Given request: Give every line from the entries that contains "chart".

Working data:
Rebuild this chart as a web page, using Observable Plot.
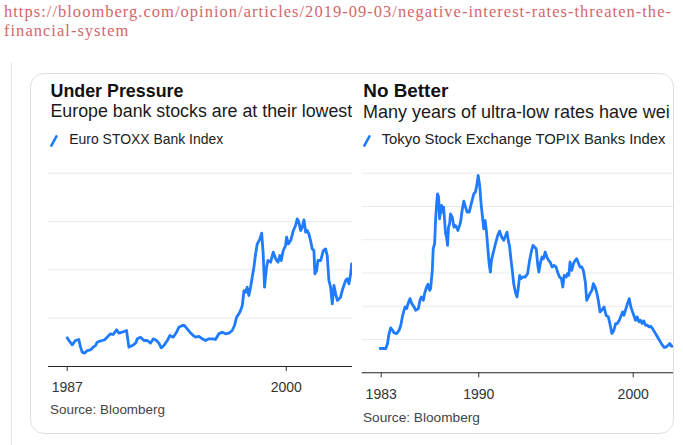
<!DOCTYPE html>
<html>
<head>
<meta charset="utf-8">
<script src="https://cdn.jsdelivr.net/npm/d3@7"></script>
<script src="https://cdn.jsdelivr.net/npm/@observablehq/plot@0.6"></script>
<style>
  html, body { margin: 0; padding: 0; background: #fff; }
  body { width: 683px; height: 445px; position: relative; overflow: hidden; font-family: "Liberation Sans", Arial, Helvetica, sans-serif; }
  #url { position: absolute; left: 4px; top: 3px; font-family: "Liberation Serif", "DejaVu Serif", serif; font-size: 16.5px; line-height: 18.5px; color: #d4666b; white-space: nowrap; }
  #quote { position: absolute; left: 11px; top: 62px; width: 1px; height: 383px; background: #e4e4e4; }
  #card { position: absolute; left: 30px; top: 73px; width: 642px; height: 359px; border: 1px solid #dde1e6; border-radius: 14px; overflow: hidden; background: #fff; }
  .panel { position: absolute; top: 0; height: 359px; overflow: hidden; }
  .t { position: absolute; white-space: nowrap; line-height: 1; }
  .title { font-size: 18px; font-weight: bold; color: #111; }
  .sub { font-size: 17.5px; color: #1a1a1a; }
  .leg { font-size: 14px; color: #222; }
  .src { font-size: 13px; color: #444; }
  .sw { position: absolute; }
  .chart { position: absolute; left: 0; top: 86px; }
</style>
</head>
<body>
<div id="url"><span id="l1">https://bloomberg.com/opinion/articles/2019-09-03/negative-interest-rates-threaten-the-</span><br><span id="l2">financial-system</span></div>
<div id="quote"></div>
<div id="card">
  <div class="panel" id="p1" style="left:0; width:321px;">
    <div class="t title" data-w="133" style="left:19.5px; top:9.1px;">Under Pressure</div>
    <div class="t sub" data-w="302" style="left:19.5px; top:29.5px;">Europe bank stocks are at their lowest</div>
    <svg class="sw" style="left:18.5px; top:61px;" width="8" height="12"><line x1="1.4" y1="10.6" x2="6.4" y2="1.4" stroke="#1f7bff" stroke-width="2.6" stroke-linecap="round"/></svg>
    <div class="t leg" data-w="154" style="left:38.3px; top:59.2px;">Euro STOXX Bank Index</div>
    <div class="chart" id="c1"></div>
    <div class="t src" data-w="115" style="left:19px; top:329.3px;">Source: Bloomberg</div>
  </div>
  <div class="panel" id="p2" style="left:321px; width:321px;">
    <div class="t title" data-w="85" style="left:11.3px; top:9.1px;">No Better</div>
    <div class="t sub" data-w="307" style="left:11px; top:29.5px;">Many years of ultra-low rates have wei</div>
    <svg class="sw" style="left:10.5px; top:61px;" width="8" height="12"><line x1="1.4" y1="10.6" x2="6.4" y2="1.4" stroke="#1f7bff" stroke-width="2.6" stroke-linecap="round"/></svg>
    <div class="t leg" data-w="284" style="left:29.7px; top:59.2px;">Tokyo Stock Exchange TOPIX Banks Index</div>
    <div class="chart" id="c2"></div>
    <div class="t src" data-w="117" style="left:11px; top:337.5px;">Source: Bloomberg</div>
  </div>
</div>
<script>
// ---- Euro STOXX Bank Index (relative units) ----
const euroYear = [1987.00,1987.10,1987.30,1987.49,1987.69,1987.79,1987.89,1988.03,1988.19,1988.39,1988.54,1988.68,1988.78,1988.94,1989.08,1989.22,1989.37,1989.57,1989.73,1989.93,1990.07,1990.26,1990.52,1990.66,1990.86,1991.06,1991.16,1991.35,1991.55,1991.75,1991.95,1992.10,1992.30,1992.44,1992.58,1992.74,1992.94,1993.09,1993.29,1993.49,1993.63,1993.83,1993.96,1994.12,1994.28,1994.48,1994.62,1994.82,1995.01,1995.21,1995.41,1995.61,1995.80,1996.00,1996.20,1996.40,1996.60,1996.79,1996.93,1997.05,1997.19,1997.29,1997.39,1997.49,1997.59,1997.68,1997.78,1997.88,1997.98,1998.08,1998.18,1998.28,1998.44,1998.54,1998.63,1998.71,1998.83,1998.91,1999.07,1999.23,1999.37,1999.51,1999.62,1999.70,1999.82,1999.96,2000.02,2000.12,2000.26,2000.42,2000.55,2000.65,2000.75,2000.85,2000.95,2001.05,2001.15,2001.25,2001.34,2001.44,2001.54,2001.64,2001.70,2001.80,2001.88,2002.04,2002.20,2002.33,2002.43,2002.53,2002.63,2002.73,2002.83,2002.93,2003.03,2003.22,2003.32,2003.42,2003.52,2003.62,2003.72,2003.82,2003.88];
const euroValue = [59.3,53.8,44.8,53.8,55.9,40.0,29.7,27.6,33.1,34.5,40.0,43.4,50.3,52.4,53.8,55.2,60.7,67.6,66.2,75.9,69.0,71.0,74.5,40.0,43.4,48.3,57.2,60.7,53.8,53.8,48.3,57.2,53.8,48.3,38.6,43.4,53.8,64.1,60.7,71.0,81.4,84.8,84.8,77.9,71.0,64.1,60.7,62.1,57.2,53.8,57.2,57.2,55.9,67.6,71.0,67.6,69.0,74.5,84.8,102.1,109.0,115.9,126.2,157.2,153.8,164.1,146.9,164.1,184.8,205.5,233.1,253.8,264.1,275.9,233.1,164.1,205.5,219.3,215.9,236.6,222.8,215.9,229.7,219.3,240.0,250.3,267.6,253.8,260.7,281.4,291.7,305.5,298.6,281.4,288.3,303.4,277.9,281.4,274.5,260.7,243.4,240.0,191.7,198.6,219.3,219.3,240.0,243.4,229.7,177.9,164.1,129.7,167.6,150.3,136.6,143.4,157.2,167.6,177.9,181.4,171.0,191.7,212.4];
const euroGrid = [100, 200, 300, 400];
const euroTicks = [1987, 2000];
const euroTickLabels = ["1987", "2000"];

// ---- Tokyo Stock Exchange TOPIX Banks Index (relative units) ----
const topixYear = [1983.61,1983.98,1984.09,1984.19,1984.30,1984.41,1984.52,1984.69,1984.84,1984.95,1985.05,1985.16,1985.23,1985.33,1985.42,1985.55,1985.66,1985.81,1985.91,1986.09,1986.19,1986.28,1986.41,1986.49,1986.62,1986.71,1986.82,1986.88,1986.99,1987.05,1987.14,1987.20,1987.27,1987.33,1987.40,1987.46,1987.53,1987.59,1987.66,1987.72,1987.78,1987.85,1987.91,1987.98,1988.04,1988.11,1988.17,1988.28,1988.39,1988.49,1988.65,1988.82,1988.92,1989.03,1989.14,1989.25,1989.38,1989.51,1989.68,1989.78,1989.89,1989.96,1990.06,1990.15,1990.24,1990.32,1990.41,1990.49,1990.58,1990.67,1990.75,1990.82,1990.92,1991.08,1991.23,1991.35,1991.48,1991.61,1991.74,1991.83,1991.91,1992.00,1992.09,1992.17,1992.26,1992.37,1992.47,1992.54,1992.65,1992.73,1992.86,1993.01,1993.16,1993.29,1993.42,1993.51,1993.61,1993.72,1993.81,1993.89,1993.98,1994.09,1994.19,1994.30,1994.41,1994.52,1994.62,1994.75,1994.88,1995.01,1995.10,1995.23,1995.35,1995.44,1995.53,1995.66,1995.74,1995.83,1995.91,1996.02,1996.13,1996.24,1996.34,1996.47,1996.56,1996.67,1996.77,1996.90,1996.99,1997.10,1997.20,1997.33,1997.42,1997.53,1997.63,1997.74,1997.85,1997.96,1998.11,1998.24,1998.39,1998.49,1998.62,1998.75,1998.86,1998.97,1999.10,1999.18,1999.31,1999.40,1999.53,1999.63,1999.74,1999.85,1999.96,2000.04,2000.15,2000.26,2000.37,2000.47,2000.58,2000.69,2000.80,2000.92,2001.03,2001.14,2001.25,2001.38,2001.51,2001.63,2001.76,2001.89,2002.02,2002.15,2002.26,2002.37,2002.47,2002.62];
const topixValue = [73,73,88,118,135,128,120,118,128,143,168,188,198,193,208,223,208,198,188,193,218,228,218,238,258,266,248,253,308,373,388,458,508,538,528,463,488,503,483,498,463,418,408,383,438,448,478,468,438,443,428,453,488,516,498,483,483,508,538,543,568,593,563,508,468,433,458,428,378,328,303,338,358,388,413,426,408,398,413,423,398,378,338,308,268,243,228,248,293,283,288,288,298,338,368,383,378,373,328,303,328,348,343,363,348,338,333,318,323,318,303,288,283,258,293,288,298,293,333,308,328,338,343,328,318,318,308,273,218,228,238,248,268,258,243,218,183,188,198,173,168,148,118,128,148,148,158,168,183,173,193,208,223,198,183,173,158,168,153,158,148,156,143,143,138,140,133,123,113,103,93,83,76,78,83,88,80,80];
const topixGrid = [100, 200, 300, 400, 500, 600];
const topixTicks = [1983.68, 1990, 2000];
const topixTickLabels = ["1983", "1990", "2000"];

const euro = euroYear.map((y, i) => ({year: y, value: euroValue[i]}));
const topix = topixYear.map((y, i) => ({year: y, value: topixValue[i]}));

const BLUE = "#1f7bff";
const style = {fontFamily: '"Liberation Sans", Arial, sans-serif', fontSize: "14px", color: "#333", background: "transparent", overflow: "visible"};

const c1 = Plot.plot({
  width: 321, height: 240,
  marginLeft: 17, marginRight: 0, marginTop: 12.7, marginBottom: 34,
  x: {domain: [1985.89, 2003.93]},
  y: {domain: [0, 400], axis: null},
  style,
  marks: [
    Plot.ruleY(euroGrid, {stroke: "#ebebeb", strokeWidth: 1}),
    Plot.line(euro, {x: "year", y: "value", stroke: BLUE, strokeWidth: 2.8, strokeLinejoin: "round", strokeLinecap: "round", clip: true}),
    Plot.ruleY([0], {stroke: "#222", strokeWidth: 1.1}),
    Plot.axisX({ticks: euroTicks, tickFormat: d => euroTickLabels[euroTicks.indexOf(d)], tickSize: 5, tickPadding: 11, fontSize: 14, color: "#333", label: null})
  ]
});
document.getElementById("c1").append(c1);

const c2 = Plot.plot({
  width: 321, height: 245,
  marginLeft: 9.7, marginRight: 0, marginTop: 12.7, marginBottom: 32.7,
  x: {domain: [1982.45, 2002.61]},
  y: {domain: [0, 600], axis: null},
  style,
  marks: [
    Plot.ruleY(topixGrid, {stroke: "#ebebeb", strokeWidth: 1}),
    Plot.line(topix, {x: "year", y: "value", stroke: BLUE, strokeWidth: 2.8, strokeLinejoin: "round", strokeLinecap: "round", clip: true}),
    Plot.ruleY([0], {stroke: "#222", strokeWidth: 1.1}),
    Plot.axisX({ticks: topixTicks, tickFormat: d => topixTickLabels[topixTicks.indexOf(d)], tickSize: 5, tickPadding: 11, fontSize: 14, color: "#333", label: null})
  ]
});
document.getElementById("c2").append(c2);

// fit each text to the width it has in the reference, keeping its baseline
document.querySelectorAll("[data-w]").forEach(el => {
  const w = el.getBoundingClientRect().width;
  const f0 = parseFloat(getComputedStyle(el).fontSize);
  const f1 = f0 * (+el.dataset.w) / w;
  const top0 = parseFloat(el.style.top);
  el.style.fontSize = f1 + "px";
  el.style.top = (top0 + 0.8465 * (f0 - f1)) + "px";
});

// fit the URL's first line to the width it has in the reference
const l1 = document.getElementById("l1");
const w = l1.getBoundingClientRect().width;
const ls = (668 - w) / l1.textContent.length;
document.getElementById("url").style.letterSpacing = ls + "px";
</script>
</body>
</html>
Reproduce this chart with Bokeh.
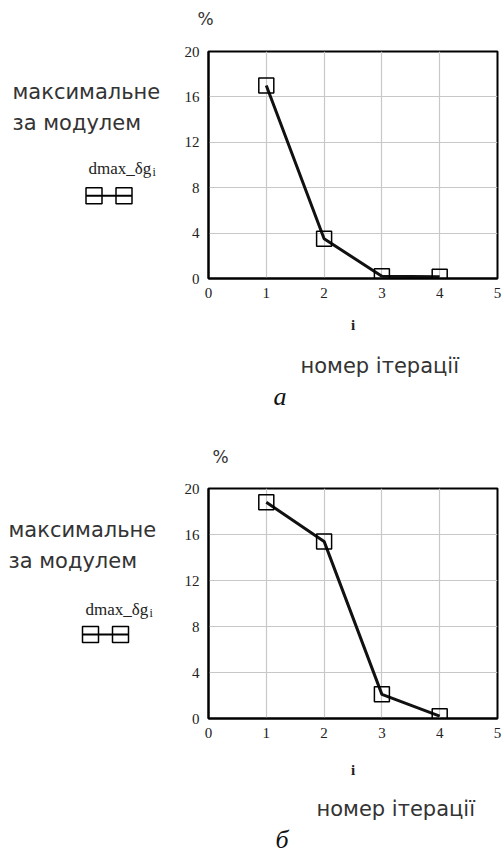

Result for this exercise:
Rebuild this chart as a web page, using Observable Plot.
  .chart { position: absolute; left: 0; top: 86px; }
    <div class="chart" id="c1"></div>
    <div class="chart" id="c2"></div>
Reproduce this chart with Bokeh.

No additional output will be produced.